Presented in reverse chronology, this history stretches from the present back to the Fellowship's 1970 founding, and beyond.
(See "Blog Archive" in the sidebar below.) It draws from many sources, including The Fellowship of Friends - Living Presence Discussion, the Internet Archive, the former Fellowship of Friends wiki project, cult education and awareness sites, news archives, and from the editor's own 13-year experience in the Fellowship.

The portrait that emerges stands in stark contrast to sanitized versions presented on the Fellowship's array of
alluring websites, and on derivative sites created by Burton's now-estranged
disciple, Asaf Braverman.

Wednesday, April 1, 1970

Early Lies?

Robert Earl Burton Fellowship of Friends cult leader in 1971
Robert Earl Burton in 1971. Source: FOF History Project

[ed. - On January 1, 1970, Robert Earl Burton began the "teaching" that would become The Fellowship of Friends.]

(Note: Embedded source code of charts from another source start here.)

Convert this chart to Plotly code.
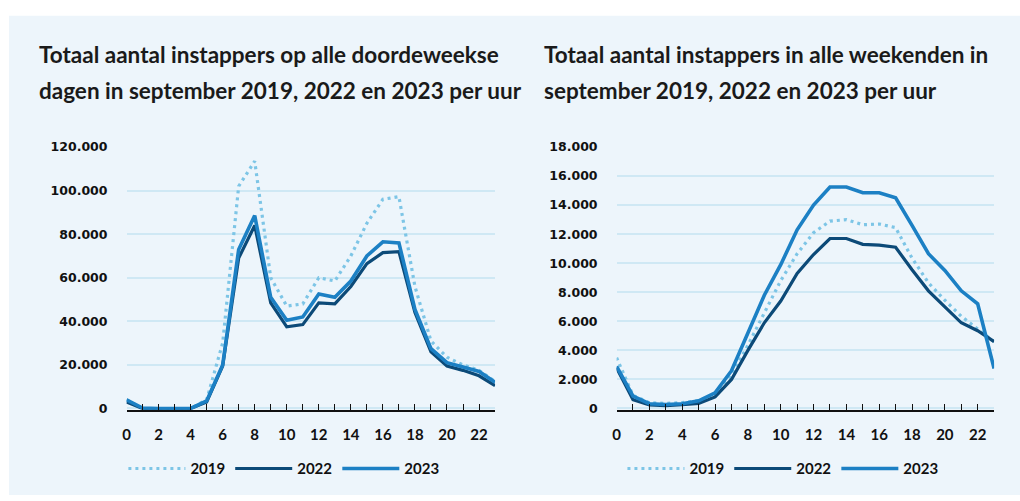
import plotly.graph_objects as go

hours = list(range(24))
xtick_text = [str(h) if h % 2 == 0 else "" for h in hours]

years = ["2019", "2022", "2023"]

# Weekdays (doordeweekse dagen)
wd_2019 = [4000, 0, 0, 0, 0, 4000, 30000, 102000, 113500, 60000, 47000, 48000,
           60000, 58500, 70000, 85000, 96000, 97200, 56000, 31000, 23500, 20000, 17500, 12400]
wd_2022 = [3000, 0, 0, 0, 0, 3000, 19500, 69000, 84000, 48500, 37500, 38500,
           48500, 48000, 56000, 66500, 71500, 72000, 44000, 26000, 19500, 17500, 15000, 10500]
wd_2023 = [4000, 200, 0, 0, 0, 3500, 20000, 73000, 88500, 51000, 40500, 42000,
           52500, 51000, 58500, 70000, 76500, 76000, 45500, 27500, 21000, 19000, 17000, 12000]

# Weekends
we_2019 = [3500, 900, 400, 350, 400, 530, 1000, 2300, 4350, 6600, 8800, 10650,
           12100, 12900, 13000, 12650, 12700, 12450, 10350, 8650, 7450, 6350, 5450, 4600]
we_2022 = [2800, 600, 250, 200, 270, 350, 800, 2000, 4000, 5900, 7400, 9300,
           10600, 11700, 11700, 11300, 11250, 11100, 9550, 8100, 7000, 5900, 5350, 4600]
we_2023 = [2900, 850, 330, 270, 330, 530, 1070, 2600, 5200, 7800, 9900, 12300,
           14000, 15250, 15250, 14850, 14850, 14500, 12600, 10650, 9500, 8100, 7200, 2750]

title_left = ["Totaal aantal instappers op alle doordeweekse",
              "dagen in september 2019, 2022 en 2023 per uur"]
title_right = ["Totaal aantal instappers in alle weekenden in",
               "september 2019, 2022 en 2023 per uur"]

colors = {"2019": "#7DC5E6", "2022": "#0C4A78", "2023": "#1C80C4"}
widths = {"2019": 3.2, "2022": 3.2, "2023": 3.6}
dashes = {"2019": "3px,4px", "2022": "solid", "2023": "solid"}

W, H = 1020, 501
BG = "#EDF5FB"

fig = go.Figure()

for yr, vals in zip(years, [wd_2019, wd_2022, wd_2023]):
    fig.add_trace(go.Scatter(x=hours, y=vals, mode="lines", name=yr,
                             line=dict(color=colors[yr], width=widths[yr], dash=dashes[yr]),
                             xaxis="x", yaxis="y", legend="legend"))
for yr, vals in zip(years, [we_2019, we_2022, we_2023]):
    fig.add_trace(go.Scatter(x=hours, y=vals, mode="lines", name=yr,
                             line=dict(color=colors[yr], width=widths[yr], dash=dashes[yr]),
                             xaxis="x2", yaxis="y2", legend="legend2"))

ytop = 1 - 143 / H
ybot_l = 1 - (412 + 600 * 269 / 120000) / H
ybot_r = 1 - (412 + 90 * 269 / 18000) / H

xfont = dict(family="Lato", size=15, color="#111111", weight=700)
yfont = dict(family="DejaVu Sans", size=12.5, color="#111111", weight=700)

xcommon = dict(range=[0, 23], tickmode="array", tickvals=hours, ticktext=xtick_text,
               ticks="inside", ticklen=6, tickwidth=1.3, tickcolor="#111111",
               showline=True, linecolor="#111111", linewidth=1.5, showgrid=False,
               zeroline=False, tickfont=xfont, ticklabelstandoff=10)
ycommon = dict(showgrid=True, gridcolor="#CFE8F4", gridwidth=2, zeroline=False,
               showline=False, ticks="", tickfont=yfont, tickformat=",d",
               ticklabelstandoff=18)

legfont = dict(family="Lato", size=15, color="#111111", weight=700)

fig.update_layout(
    width=W, height=H,
    margin=dict(l=0, r=0, t=0, b=0),
    paper_bgcolor="white", plot_bgcolor="rgba(0,0,0,0)",
    separators=",.",
    xaxis=dict(domain=[123 / W, 493 / W], anchor="y", **xcommon),
    yaxis=dict(domain=[ybot_l, ytop], anchor="x", range=[-600, 120000], dtick=20000, **ycommon),
    xaxis2=dict(domain=[615 / W, 994 / W], anchor="y2", **xcommon),
    yaxis2=dict(domain=[ybot_r, ytop], anchor="x2", range=[-90, 18000], dtick=2000, **ycommon),
    legend=dict(orientation="h", x=281 / W, xanchor="center", y=1 - 474 / H, yanchor="middle",
                font=legfont, bgcolor="rgba(0,0,0,0)", itemwidth=57, tracegroupgap=0),
    legend2=dict(orientation="h", x=782 / W, xanchor="center", y=1 - 474 / H, yanchor="middle",
                 font=legfont, bgcolor="rgba(0,0,0,0)", itemwidth=57, tracegroupgap=0),
    shapes=[dict(type="rect", xref="paper", yref="paper", x0=5 / W, x1=1, y0=0, y1=1 - 8 / H,
                 fillcolor=BG, line=dict(width=0), layer="below")],
)

tfont = dict(family="Lato", size=22.5, color="#1a1a1a", weight=700)
for i, line in enumerate(title_left):
    fig.add_annotation(text=line, xref="paper", yref="paper", x=33 / W, y=1 - (48 + 37 * i) / H,
                       xanchor="left", yanchor="middle", showarrow=False, font=tfont)
for i, line in enumerate(title_right):
    fig.add_annotation(text=line, xref="paper", yref="paper", x=540 / W, y=1 - (48 + 37 * i) / H,
                       xanchor="left", yanchor="middle", showarrow=False, font=tfont)

fig.write_html("out.html", config={"displayModeBar": False},
               post_script="document.body.style.margin='0';document.body.style.overflow='hidden';")
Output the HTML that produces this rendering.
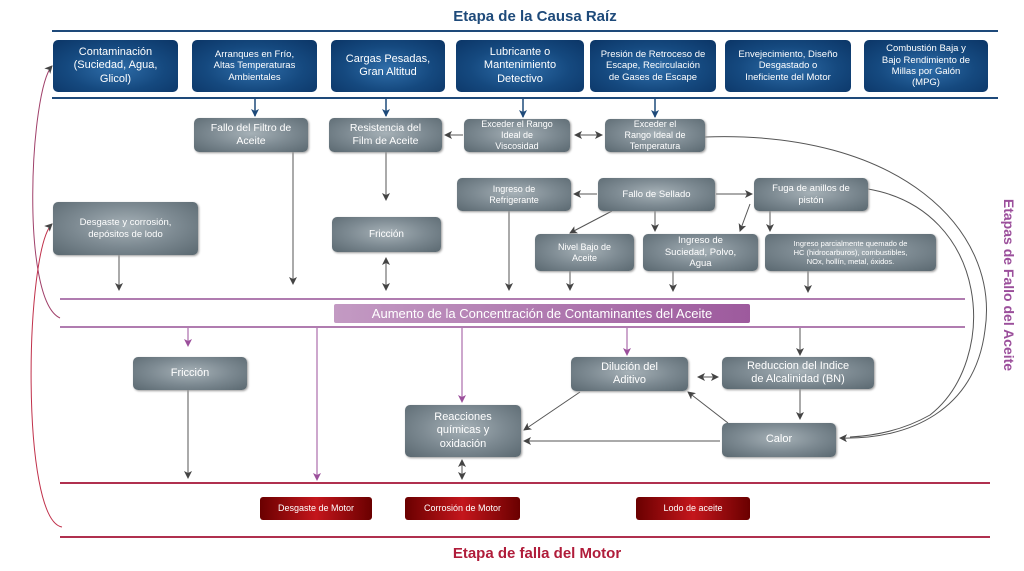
<!DOCTYPE html>
<html><head><meta charset="utf-8"><style>
body{margin:0;width:1024px;height:571px;background:#fff;position:relative;overflow:hidden;font-family:"Liberation Sans",sans-serif}
.b{position:absolute;display:flex;align-items:center;justify-content:center;text-align:center;color:#fff;border-radius:5px;box-sizing:border-box;line-height:1.2}
.bl{background:radial-gradient(ellipse at 50% 55%,#2f6eaa 0%,#15497f 55%,#0b3566 100%);font-size:10px}
.g{background:radial-gradient(ellipse at 50% 45%,#a6b1b7 0%,#7d8a92 50%,#5a6870 100%);font-size:10.5px;box-shadow:1px 1px 2px #999}
.r{background:linear-gradient(90deg,#6a0000,#c4161c 50%,#6a0000);font-size:9px;border-radius:3px}
.t{position:absolute;font-weight:bold;font-size:15px}
</style></head><body>
<svg width="1024" height="571" style="position:absolute;left:0;top:0">
<defs>
<marker id="a" markerWidth="8" markerHeight="8" refX="7" refY="4" orient="auto" markerUnits="userSpaceOnUse"><path d="M0,0L8,4L0,8L2,4z" fill="#444"/></marker>
<marker id="s" markerWidth="8" markerHeight="8" refX="1" refY="4" orient="auto" markerUnits="userSpaceOnUse"><path d="M8,0L0,4L8,8L6,4z" fill="#444"/></marker>
<marker id="bm" markerWidth="8" markerHeight="8" refX="7" refY="4" orient="auto" markerUnits="userSpaceOnUse"><path d="M0,0L8,4L0,8L2,4z" fill="#1e4a7a"/></marker>
<marker id="p" markerWidth="8" markerHeight="8" refX="7" refY="4" orient="auto" markerUnits="userSpaceOnUse"><path d="M0,0L8,4L0,8L2,4z" fill="#9b4f9b"/></marker>
</defs>
<g stroke="#1e4a7a" stroke-width="2"><line x1="52" y1="31" x2="998" y2="31"/><line x1="52" y1="98" x2="998" y2="98"/></g>
<g stroke="#1e4a7a" stroke-width="1.5" marker-end="url(#bm)"><line x1="255" y1="99" x2="255" y2="116"/><line x1="386" y1="99" x2="386" y2="116"/><line x1="523" y1="99" x2="523" y2="117"/><line x1="655" y1="99" x2="655" y2="117"/></g>
<g stroke="#b07cb0" stroke-width="2"><line x1="60" y1="299" x2="965" y2="299"/><line x1="60" y1="327" x2="965" y2="327"/></g>
<g stroke="#b0304f" stroke-width="2"><line x1="60" y1="483" x2="990" y2="483"/><line x1="60" y1="537" x2="990" y2="537"/></g>
<g stroke="#555" stroke-width="1" fill="none" marker-end="url(#a)">
<line x1="463" y1="135" x2="445" y2="135"/>
<line x1="575" y1="135" x2="602" y2="135" marker-start="url(#s)"/>
<line x1="293" y1="152" x2="293" y2="284"/>
<line x1="386" y1="152" x2="386" y2="200"/>
<line x1="386" y1="258" x2="386" y2="290" marker-start="url(#s)"/>
<line x1="119" y1="255" x2="119" y2="290"/>
<line x1="597" y1="194" x2="574" y2="194"/>
<line x1="716" y1="194" x2="752" y2="194"/>
<line x1="612" y1="211" x2="570" y2="233"/>
<line x1="655" y1="211" x2="655" y2="231"/>
<line x1="750" y1="204" x2="740" y2="231"/>
<line x1="770" y1="211" x2="770" y2="231"/>
<line x1="509" y1="211" x2="509" y2="290"/>
<line x1="570" y1="271" x2="570" y2="290"/>
<line x1="673" y1="271" x2="673" y2="291"/>
<line x1="808" y1="271" x2="808" y2="292"/>
<line x1="188" y1="390" x2="188" y2="478"/>
<line x1="698" y1="377" x2="718" y2="377" marker-start="url(#s)"/>
<line x1="800" y1="389" x2="800" y2="419"/>
<line x1="720" y1="441" x2="524" y2="441"/>
<line x1="580" y1="392" x2="524" y2="430"/>
<line x1="728" y1="423" x2="688" y2="392"/>
<line x1="462" y1="460" x2="462" y2="479" marker-start="url(#s)"/>
<path d="M705,137 C900,130 1000,230 985,330 C975,410 910,440 840,438"/>
<path d="M868,189 C990,210 1000,360 930,415 C900,432 870,436 850,437" marker-end="none"/>
<path d="M60,318 C20,300 30,90 52,66" stroke="#a0406a"/>
<path d="M62,527 C20,520 25,250 52,224" stroke="#c0304a"/>
</g>
<g stroke="#9b4f9b" stroke-width="1" marker-end="url(#p)">
<line x1="188" y1="328" x2="188" y2="346"/><line x1="317" y1="328" x2="317" y2="480"/><line x1="462" y1="328" x2="462" y2="402"/><line x1="627" y1="328" x2="627" y2="355"/></g>
<line x1="800" y1="328" x2="800" y2="355" stroke="#555" marker-end="url(#a)"/>
</svg>
<div class="t" style="left:0;width:1070px;text-align:center;top:8px;color:#1e4a7a">Etapa de la Causa Raíz</div>
<div class="t" style="left:0;width:1074px;text-align:center;top:545px;color:#b01c3a">Etapa de falla del Motor</div>
<div class="t" style="top:285px;color:#9b4f9b;transform:translate(-50%,-50%) rotate(90deg);white-space:nowrap;font-size:14px;left:1009px">Etapas de Fallo del Aceite</div>
<div class="b bl" style="left:53px;top:40px;width:125px;height:52px;font-size:11px">Contaminación<br>(Suciedad, Agua,<br>Glicol)</div>
<div class="b bl" style="left:192px;top:40px;width:125px;height:52px;font-size:9.5px">Arranques en Frío,<br>Altas Temperaturas<br>Ambientales</div>
<div class="b bl" style="left:331px;top:40px;width:114px;height:52px;font-size:11px">Cargas Pesadas,<br>Gran Altitud</div>
<div class="b bl" style="left:456px;top:40px;width:128px;height:52px;font-size:11px">Lubricante o<br>Mantenimiento<br>Detectivo</div>
<div class="b bl" style="left:590px;top:40px;width:126px;height:52px;font-size:9.5px">Presión de Retroceso de<br>Escape, Recirculación<br>de Gases de Escape</div>
<div class="b bl" style="left:725px;top:40px;width:126px;height:52px;font-size:9.5px">Envejecimiento, Diseño<br>Desgastado o<br>Ineficiente del Motor</div>
<div class="b bl" style="left:864px;top:40px;width:124px;height:52px;font-size:9.5px">Combustión Baja y<br>Bajo Rendimiento de<br>Millas por Galón<br>(MPG)</div>
<div class="b g" style="left:194px;top:118px;width:114px;height:34px">Fallo del Filtro de<br>Aceite</div>
<div class="b g" style="left:329px;top:118px;width:113px;height:34px">Resistencia del<br>Film de Aceite</div>
<div class="b g" style="left:464px;top:119px;width:106px;height:33px;font-size:9px">Exceder el Rango<br>Ideal de<br>Viscosidad</div>
<div class="b g" style="left:605px;top:119px;width:100px;height:33px;font-size:9px">Exceder el<br>Rango Ideal de<br>Temperatura</div>
<div class="b g" style="left:457px;top:178px;width:114px;height:33px;font-size:9px">Ingreso de<br>Refrigerante</div>
<div class="b g" style="left:598px;top:178px;width:117px;height:33px;font-size:9.5px">Fallo de Sellado</div>
<div class="b g" style="left:754px;top:178px;width:114px;height:33px;font-size:9.5px">Fuga de anillos de<br>pistón</div>
<div class="b g" style="left:53px;top:202px;width:145px;height:53px;font-size:9.5px">Desgaste y corrosión,<br>depósitos de lodo</div>
<div class="b g" style="left:332px;top:217px;width:109px;height:35px;font-size:10px">Fricción</div>
<div class="b g" style="left:535px;top:234px;width:99px;height:37px;font-size:9px">Nivel Bajo de<br>Aceite</div>
<div class="b g" style="left:643px;top:234px;width:115px;height:37px;font-size:9.5px">Ingreso de<br>Suciedad, Polvo,<br>Agua</div>
<div class="b g" style="left:765px;top:234px;width:171px;height:37px;font-size:7.5px">Ingreso parcialmente quemado de<br>HC (hidrocarburos), combustibles,<br>NOx, hollín, metal, óxidos.</div>
<div class="b" style="left:334px;top:304px;width:416px;height:19px;background:linear-gradient(90deg,#c39ac3,#9d5a9d);font-size:13px;border-radius:2px">Aumento de la Concentración de Contaminantes del Aceite</div>
<div class="b g" style="left:133px;top:357px;width:114px;height:33px;font-size:11px">Fricción</div>
<div class="b g" style="left:571px;top:357px;width:117px;height:34px;font-size:11px">Dilución del<br>Aditivo</div>
<div class="b g" style="left:722px;top:357px;width:152px;height:32px;font-size:11px">Reduccion del Indice<br>de Alcalinidad (BN)</div>
<div class="b g" style="left:405px;top:405px;width:116px;height:52px;font-size:11px">Reacciones<br>químicas y<br>oxidación</div>
<div class="b g" style="left:722px;top:423px;width:114px;height:34px;font-size:11px">Calor</div>
<div class="b r" style="left:260px;top:497px;width:112px;height:23px">Desgaste de Motor</div>
<div class="b r" style="left:405px;top:497px;width:115px;height:23px">Corrosión de Motor</div>
<div class="b r" style="left:636px;top:497px;width:114px;height:23px">Lodo de aceite</div>
</body></html>
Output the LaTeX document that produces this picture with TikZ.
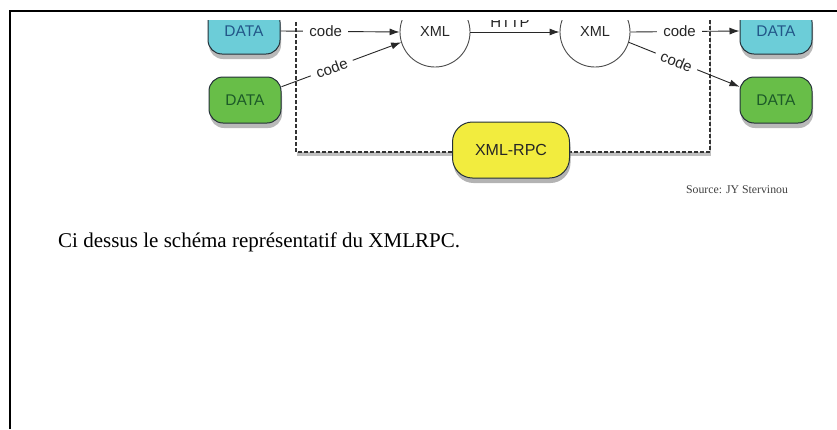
\documentclass[tikz,border=0pt]{standalone}
\usepackage{fontspec}
\setmainfont{Liberation Serif}
\newfontfamily\diagfont{Liberation Sans}
\usetikzlibrary{shadows,arrows.meta}
\definecolor{cyanfill}{RGB}{108,205,216}
\definecolor{cyantext}{RGB}{34,86,136}
\definecolor{greenfill}{RGB}{104,190,72}
\definecolor{greentext}{RGB}{28,90,40}
\definecolor{yellowfill}{RGB}{242,236,62}
\definecolor{edgedark}{RGB}{36,48,56}
\definecolor{linegray}{RGB}{40,40,40}
\tikzset{
  databox/.style={draw=edgedark, line width=1pt, rounded corners=14pt,
    minimum width=72pt, minimum height=46pt, inner sep=0pt,
    font=\diagfont\fontsize{15.5}{17}\selectfont,
    drop shadow={shadow xshift=1pt, shadow yshift=-5pt, opacity=0.55}},
  cyanbox/.style={databox, fill=cyanfill, text=cyantext},
  greenbox/.style={databox, fill=greenfill, text=greentext},
  xmlcircle/.style={circle, draw=black!70, line width=0.9pt, fill=white,
    minimum size=70pt, inner sep=0pt, text=black!85,
    font=\diagfont\fontsize{14.5}{16}\selectfont},
  conn/.style={draw=linegray, line width=0.9pt, -{Latex[length=10pt,width=7pt]}},
  codelabel/.style={fill=white, inner xsep=6pt, inner ysep=1pt, text=black!85,
    font=\diagfont\fontsize{15}{17}\selectfont},
  httplabel/.style={inner sep=0pt, text=black!85,
    font=\diagfont\fontsize{15}{17}\selectfont},
  rpcbox/.style={draw=edgedark, line width=1pt, fill=yellowfill, rounded corners=20pt,
    minimum width=117pt, minimum height=56pt, inner sep=0pt, text=black!85,
    font=\diagfont\fontsize{16}{18}\selectfont,
    drop shadow={shadow xshift=1pt, shadow yshift=-5pt, opacity=0.6}},
  frameline/.style={line width=2pt, black}
}
\begin{document}
\begin{tikzpicture}[x=1pt, y=-1pt]
\useasboundingbox (0,0) rectangle (837,429);
% page frame
\draw[frameline] (10,429) -- (10,11) -- (837,11);
\begin{scope}
\clip (196,20) rectangle (820,205);
% dashed enclosure
\path[fill=white, drop shadow={shadow xshift=1pt, shadow yshift=-4pt, opacity=0.5}]
  (296,-20) rectangle (710,152);
\draw[dashed, dash pattern=on 4pt off 2pt, line width=1.2pt, black!80]
  (296,-20) rectangle (710,152);
% data boxes
\node[cyanbox]  (dl1) at (244,31) {DATA};
\node[greenbox] (dl2) at (245,100) {DATA};
\node[cyanbox]  (dr1) at (776,31) {DATA};
\node[greenbox] (dr2) at (776,100) {DATA};
% XML circles
\node[xmlcircle] (xl) at (435,32) {XML};
\node[xmlcircle] (xr) at (595,32) {XML};
% connectors
\draw[conn] (dl1.east) -- node[codelabel, pos=0.38] {code} (xl.west);
\draw[conn] (dl2.20) -- node[codelabel, sloped, pos=0.42] {code} (xl.197);
\draw[conn] (xl.east) -- (xr.west);
\node[httplabel, anchor=base] (http) at (510,27) {HTTP};
\draw[conn] (xr.east) -- node[codelabel, pos=0.45] {code} (dr1.west);
\draw[conn] (xr.-17) -- node[codelabel, sloped, pos=0.43] {code} (dr2.160);
% XML-RPC
\node[rpcbox] (rpc) at (511,150) {XML-RPC};
\end{scope}
% captions
\node[anchor=base, font=\fontsize{11.8}{13}\selectfont, text=black!75] (src) at (737,193) {Source: JY Stervinou};
\node[anchor=base west, inner sep=0pt, font=\fontsize{21}{24}\selectfont] (cap) at (58,247) {Ci dessus le schéma représentatif du XMLRPC.};
\end{tikzpicture}
\end{document}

From "History of the Fellowship of Friends"
At one of these early meetings, Robert said he had only been with his own teacher for 3 years. He also said that his teacher had increased his payments until he had had to hold down 3 jobs to be able to make the payments to be able to remain with his teacher. Then there had come a time when his teacher had told him it was time for him to leave, and go out on his own. Robert said, that he had traveled across the United States, searching for a student, that he may be able to teach, and was it not strange that he had come home, and found one (a student) in his own back yard.
Alternate history:
"Robert Burton was asked to leave Alex Horn’s school after eighteen months of work on himself. He was given the task of not sleeping with other men, and failed this task from his teacher."
Alternate Alternate History:
In 1967 Robert Earl Burton attended a meeting led by Alexander Horn, and immediately knew that he had found what he had been seeking. Mr. Horn conducted a group based on the Gurdjieff-Ouspensky ideas that used theater as a form for work on oneself. Burton devoted himself to studying the Fourth Way and to participating in Mr. Horn’s group. After eighteen months, however, Robert Burton found it necessary to part from his teacher, realizing that Mr. Horn’s teaching methods were no longer serving his aim.